Berpikir trik, kita tidak boleh mengabaikan pendapat di atas. Untuk alasan-alasan yang lebih praktis, kita dituntut untuk menyesuaikan tulisan kita dengan kebutuhan pasar. Bukan menolak, tetapi seorang penulis yang bertekad kuat, tentu tidak akan terlalu mempermasalahkan hal ini. Yah, meskipun bisa jadi dalam hati dongkolnya minta ampun.
Saran saya, untuk esai-esai berujung presentasi yang aneh bin ajaib ini, tidak ada salahnya kawan-kawan menulis dengan gaya karya tulis.

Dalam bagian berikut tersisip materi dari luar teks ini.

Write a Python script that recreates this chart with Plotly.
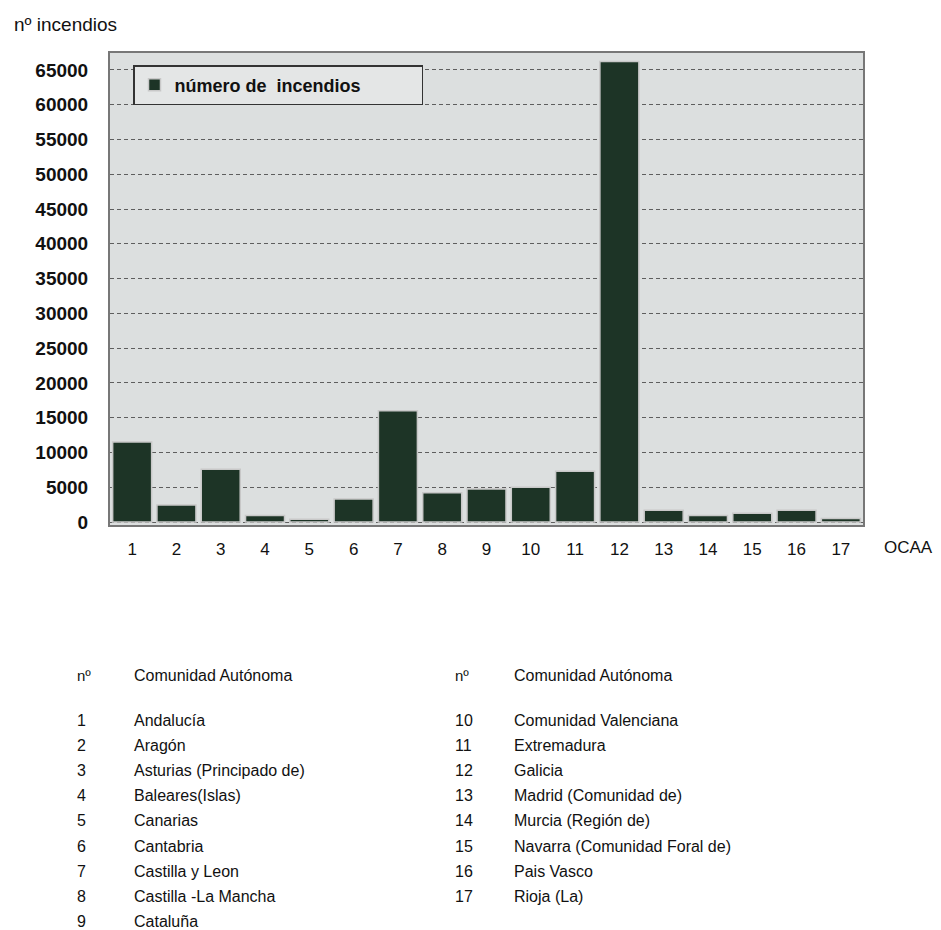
import plotly.graph_objects as go

# Fire counts per autonomous community (CCAA), numbered 1-17
ccaa_num = list(range(1, 18))
ccaa_names = [
    "Andalucía", "Aragón", "Asturias (Principado de)", "Baleares(Islas)",
    "Canarias", "Cantabria", "Castilla y Leon", "Castilla -La Mancha",
    "Cataluña", "Comunidad Valenciana", "Extremadura", "Galicia",
    "Madrid (Comunidad de)", "Murcia (Región de)",
    "Navarra (Comunidad Foral de)", "Pais Vasco", "Rioja (La)",
]
incendios = [11500, 2450, 7600, 950, 400, 3300, 16000, 4200, 4750,
             5000, 7300, 66200, 1700, 950, 1250, 1700, 500]
y_ticks = list(range(0, 65001, 5000))

FONT = "Liberation Sans, Arial, sans-serif"
W, H = 941, 930
L, R, T, B = 110, 863, 53, 525  # plot area in pixels


def px_x(x):
    return (x - L) / (R - L)


def px_y(y):
    return (B - y) / (B - T)


fig = go.Figure()
fig.add_trace(go.Bar(
    x=ccaa_num, y=incendios, name="número de  incendios",
    width=0.88,
    marker=dict(color="#1d3426", line=dict(color="#c8c8c8", width=1.5)),
))

annotations = [
    dict(text="nº incendios", x=px_x(12), y=px_y(25), xanchor="left",
         yanchor="middle", font=dict(size=19, color="#111")),
    dict(text="OCAA", x=px_x(908), y=px_y(547), xanchor="center",
         yanchor="middle", font=dict(size=17, color="#111")),
]

# Key table below the chart: two columns of number / community name
col_specs = [(75, 132, 0, 9), (453, 512, 9, 17)]
for nx, tx, i0, i1 in col_specs:
    annotations.append(dict(text="nº", x=px_x(nx), y=px_y(675),
                            xanchor="left", yanchor="middle",
                            font=dict(size=15, color="#111")))
    annotations.append(dict(text="Comunidad Autónoma", x=px_x(tx), y=px_y(675),
                            xanchor="left", yanchor="middle",
                            font=dict(size=16, color="#111")))
    for row, i in enumerate(range(i0, i1)):
        yy = px_y(720 + 25.2 * row)
        annotations.append(dict(text=str(ccaa_num[i]), x=px_x(nx), y=yy,
                                xanchor="left", yanchor="middle",
                                font=dict(size=16, color="#111")))
        annotations.append(dict(text=ccaa_names[i], x=px_x(tx), y=yy,
                                xanchor="left", yanchor="middle",
                                font=dict(size=16, color="#111")))

for a in annotations:
    a.update(xref="paper", yref="paper", showarrow=False)

fig.update_layout(
    width=W, height=H,
    margin=dict(l=L, r=W - R, t=T, b=H - B, pad=0),
    paper_bgcolor="white",
    plot_bgcolor="#dcdfdf",
    font=dict(family=FONT, color="#111"),
    showlegend=True,
    legend=dict(
        orientation="h",
        x=px_x(133), y=px_y(65), xanchor="left", yanchor="top",
        bgcolor="#e4e6e6", bordercolor="#333", borderwidth=1.5,
        font=dict(size=18, color="#111", weight="bold"),
        entrywidth=242, entrywidthmode="pixels",
        itemwidth=30,
    ),
    annotations=annotations,
    xaxis=dict(
        range=[0.5, 17.5], tickmode="array", tickvals=ccaa_num,
        ticktext=[str(n) for n in ccaa_num],
        showgrid=False, zeroline=False, ticks="",
        showline=True, linecolor="#777", linewidth=2, mirror=True,
        tickfont=dict(size=17, color="#111"), ticklabelstandoff=8,
    ),
    yaxis=dict(
        range=[-430, 67440], tickmode="array", tickvals=y_ticks,
        ticktext=[str(v) for v in y_ticks],
        showgrid=True, gridcolor="#5e5e5e", gridwidth=1, griddash="4px,3px",
        zeroline=False, ticks="",
        showline=True, linecolor="#777", linewidth=2, mirror=True,
        tickfont=dict(size=19, color="#111", weight="bold"),
        ticklabelstandoff=16,
    ),
)

fig.write_html("out.html")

Jika perlu, bawa prototipe atau alat-alat pendukung lain jika teman-teman lolos. Karena kemenangan itu akan diraih, hanya dengan persiapan yang matang. Tanpa persiapan, nonsen jika teman-teman menargetkan juara. Cukup satu even ini yang saya ikuti, selanjutnya saya tak akan menyentuh esai yang seperti itu. Bukan saya mencegah teman-teman, tetapi menyemangati diri dan orang lain untuk kembali menikmati esai sesuai dengan “fitroh”nya. Bukan esai gaya cangkokkan karya tulis yang bebal dan menurut saya, merusak citra esai.

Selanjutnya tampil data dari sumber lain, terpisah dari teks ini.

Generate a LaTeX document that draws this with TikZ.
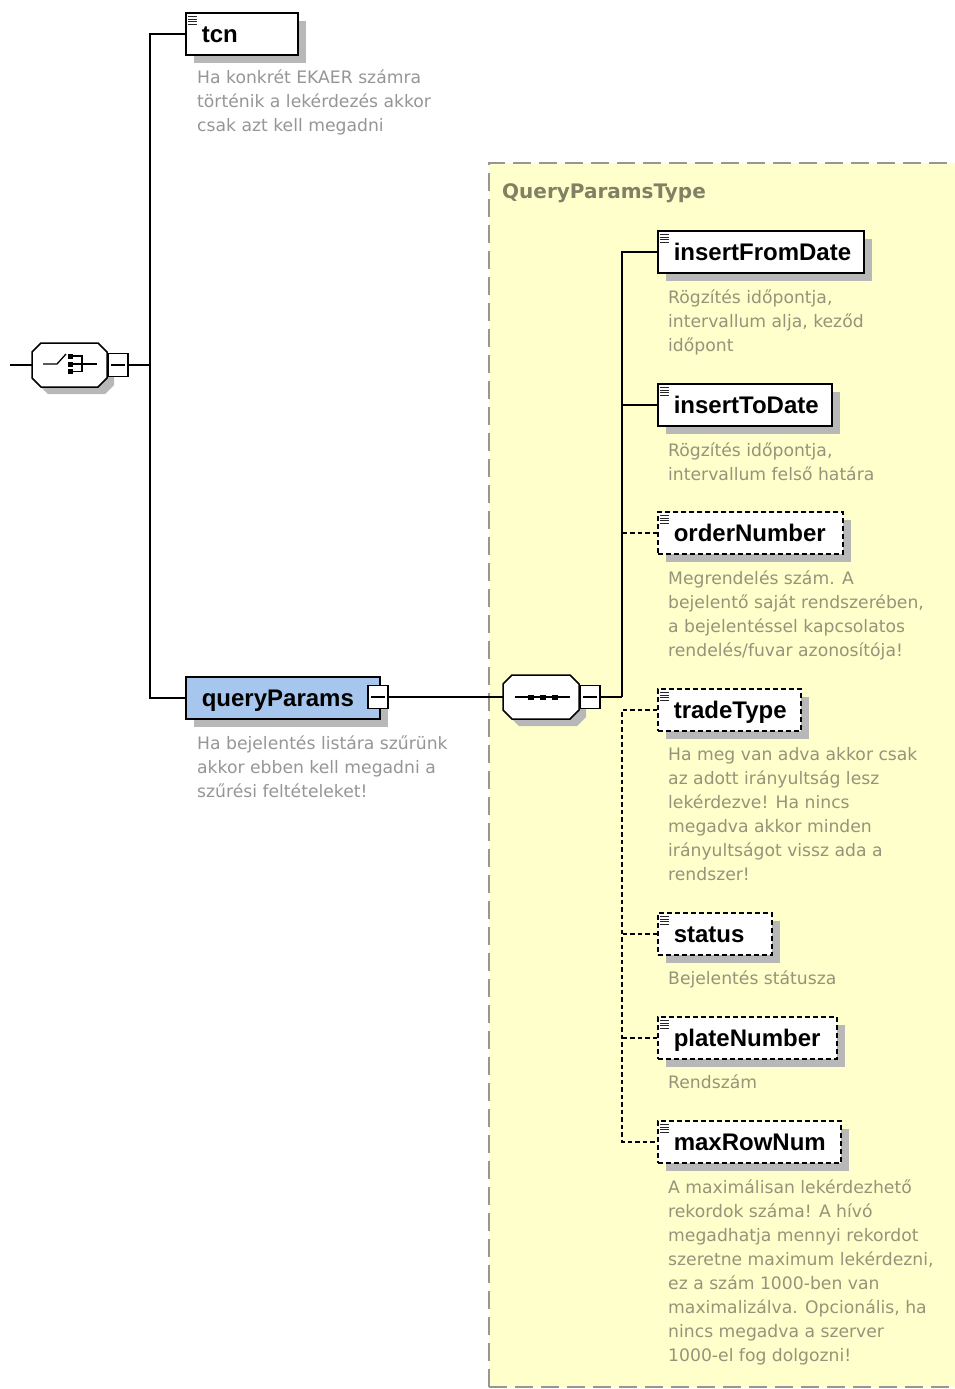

Jika dalam kompetisi esai umum, yang diadakan organisasi di luar kampus, seperti yang saya katakan bahwa kita harus menunjukkan art of essay. Bahwa esai, memiliki makna yang lebih mendalam. Saya sangat berharap, esai-esai generasi penerus tidak membosankan seperti gaya karya tulis. Saya masih ingin terus membaca getaran-getaran luapan emosi tulisan Goenawan Mohammad, kritik cerdik berpolitik ala Efendi Ghozali, nilai budaya dalam balutan politik kontemporer ala Bandung Mawardi atau tulisan-tulisan Cak Nun yang lucu dan menggelitik. Ikutilah kompetisi lebeeh hasil perkosaan mahasiswa terhadap citra esai berbasis karya tulis, tetapi jangan gadaikan seni esai dalam setiap nafas tulisanmu. Karena ia yang akan memanjangkan kata-katamu!

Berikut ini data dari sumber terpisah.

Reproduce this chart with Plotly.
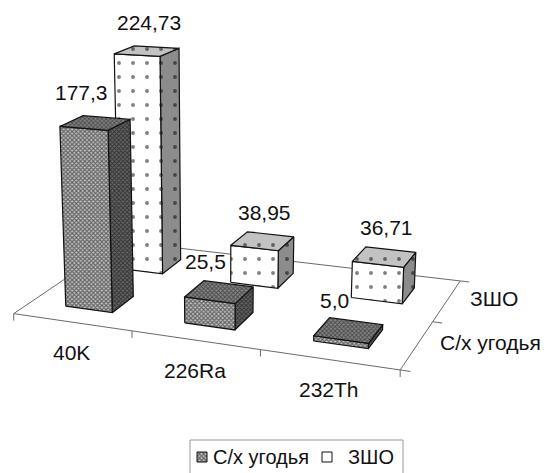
import numpy as np
import plotly.graph_objects as go

# ---------------- data ----------------
categories = ["40K", "226Ra", "232Th"]
series_names = ["С/х угодья", "ЗШО"]
values_cx = [177.3, 25.5, 5.0]
values_zsho = [224.73, 38.95, 36.71]
labels_cx = ["177,3", "25,5", "5,0"]
labels_zsho = ["224,73", "38,95", "36,71"]

# ---------------- view (perspective camera of the 3-D plot box) ----------------
# world: x = category index, y = series depth, z = value/100 ; maps to pixel coords
CAMERA = np.array([
    [113.1669, 63.03764, -4.640424, 13.70318],
    [4.305639, -17.00187, -105.2791, 313.6366],
    [-0.03911309, 0.07935304, -0.02140264, 1.0],
])


def proj(X, Y, Z):
    h = CAMERA @ np.array([X, Y, Z / 100.0, 1.0])
    return h[0] / h[2], h[1] / h[2]


FONT = "Liberation Sans, Arial, sans-serif"
TXT = "#111111"
BAR = 0.4          # bar width/depth as fraction of a cell (gap 150 %)
N_CAT = len(categories)
N_SER = len(series_names)

fig = go.Figure()


def poly_px(xs, ys, fillcolor, pattern=None, line_color="#111", lw=1.2):
    xs = list(xs) + [xs[0]]; ys = list(ys) + [ys[0]]
    kw = dict(x=xs, y=ys, mode="lines", fill="toself", fillcolor=fillcolor,
              line=dict(color=line_color, width=lw), hoverinfo="skip", showlegend=False)
    if pattern is not None:
        kw["fillpattern"] = pattern
    fig.add_trace(go.Scatter(**kw))


def poly(pts3d, fillcolor, pattern=None, line_color="#111", lw=1.2):
    uv = [proj(*p) for p in pts3d]
    poly_px([p[0] for p in uv], [p[1] for p in uv], fillcolor, pattern, line_color, lw)


def line_px(xs, ys, color="#6a6a6a", lw=1):
    fig.add_trace(go.Scatter(x=xs, y=ys, mode="lines", line=dict(color=color, width=lw),
                             hoverinfo="skip", showlegend=False))


# floor of the plot box with tick marks
poly([(0, 0, 0), (N_CAT, 0, 0), (N_CAT, N_SER, 0), (0, N_SER, 0)], "#ffffff",
     line_color="#6a6a6a", lw=1)
for i in range(N_CAT + 1):
    u, v = proj(i, 0, 0)
    line_px([u, u], [v, v + 7])
for j in range(N_SER + 1):
    u1, v1 = proj(N_CAT, j, 0); u2, v2 = proj(N_CAT + 0.07, j, 0)
    line_px([u1, u2], [v1, v2])

PAT = {
    0: dict(front=dict(shape="x", bgcolor="#c4c4c4", fgcolor="#000000", size=3, solidity=0.6),
            right=dict(shape="x", bgcolor="#666666", fgcolor="#000000", size=3, solidity=0.55),
            top=dict(shape="x", bgcolor="#858585", fgcolor="#111111", size=3, solidity=0.55)),
    1: dict(front=dict(shape=".", bgcolor="#ffffff", fgcolor="#000000", size=14, solidity=0.06),
            right=dict(shape=".", bgcolor="#8c8c8c", fgcolor="#000000", size=14, solidity=0.06),
            top=dict(shape=".", bgcolor="#c2c2c2", fgcolor="#000000", size=14, solidity=0.06)),
}
FACE = {0: ("#555555", "#404040", "#606060"), 1: ("#ffffff", "#8c8c8c", "#c2c2c2")}

series_vals = [values_cx, values_zsho]
series_labels = [labels_cx, labels_zsho]
LABEL_OFF = {0: (-14, -30), 1: (2, -29)}

annotations = []
for j in reversed(range(N_SER)):
    for i in range(N_CAT):
        z = series_vals[j][i]
        x0, x1 = i + 0.5 - BAR / 2, i + 0.5 + BAR / 2
        y0, y1 = j + 0.5 - BAR / 2, j + 0.5 + BAR / 2
        st = PAT[j]
        poly([(x1, y0, 0), (x1, y1, 0), (x1, y1, z), (x1, y0, z)], FACE[j][1], st["right"])
        poly([(x0, y0, 0), (x1, y0, 0), (x1, y0, z), (x0, y0, z)], FACE[j][0], st["front"])
        poly([(x0, y0, z), (x1, y0, z), (x1, y1, z), (x0, y1, z)], FACE[j][2], st["top"])
        u, v = proj(i + 0.5, j + 0.5, z)
        dx, dy = LABEL_OFF[j]
        annotations.append(dict(x=u + dx, y=v + dy, xref="x", yref="y", text=series_labels[j][i],
                                showarrow=False, font=dict(family=FONT, size=21, color=TXT),
                                xanchor="center", yanchor="middle"))

for i, c in enumerate(categories):
    u, v = proj(i + 0.5, 0, 0)
    annotations.append(dict(x=u, y=v + 30, xref="x", yref="y", text=c, showarrow=False,
                            font=dict(family=FONT, size=21, color=TXT),
                            xanchor="center", yanchor="middle"))
for j, s in enumerate(series_names):
    u, v = proj(N_CAT, j + 0.5, 0)
    annotations.append(dict(x=u + 21, y=v - 2, xref="x", yref="y", text=s, showarrow=False,
                            font=dict(family=FONT, size=21, color=TXT),
                            xanchor="left", yanchor="middle"))

# legend (drawn manually)
LEG_X0, LEG_X1, LEG_Y0, LEG_Y1 = 190, 403, 440, 476
shapes = [dict(type="rect", xref="x", yref="y", x0=LEG_X0, x1=LEG_X1, y0=LEG_Y0, y1=LEG_Y1,
               line=dict(color="#9a9a9a", width=1), fillcolor="rgba(0,0,0,0)", layer="above")]
sym = [(197, series_names[0]), (322, series_names[1])]
for k, (sx, name) in enumerate(sym):
    if k == 0:
        poly_px([sx, sx + 10, sx + 10, sx], [452, 452, 462, 462], "#555555", PAT[0]["front"], lw=1)
    else:
        poly_px([sx, sx + 10, sx + 10, sx], [452, 452, 462, 462], "#ffffff", None, lw=1)
    annotations.append(dict(x=sx + 14 + (10 if k == 1 else 0), y=457, xref="x", yref="y", text=name,
                            showarrow=False, xanchor="left", yanchor="middle",
                            font=dict(family=FONT, size=20, color=TXT)))

fig.update_layout(
    width=548, height=473, margin=dict(l=0, r=0, t=0, b=0),
    paper_bgcolor="white", plot_bgcolor="white",
    xaxis=dict(range=[0, 548], visible=False, fixedrange=True),
    yaxis=dict(range=[473, 0], visible=False, fixedrange=True),
    showlegend=False, annotations=annotations, shapes=shapes,
)
fig.write_html("out.html")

Isdiyono, 08 November 2012
Materi untuk kampus Wates, saat saya tak bisa datang...
Semangattttttt ...

No comments:

Post a Comment

MERDEKA BERPENDAPAT DI HARI ANAK

 Anak adalah kelompok usia rentan di samping wanita dan lansia. Di berbagai kondisi yang mengancam, mereka adalah kelompok yang tidak bisa m...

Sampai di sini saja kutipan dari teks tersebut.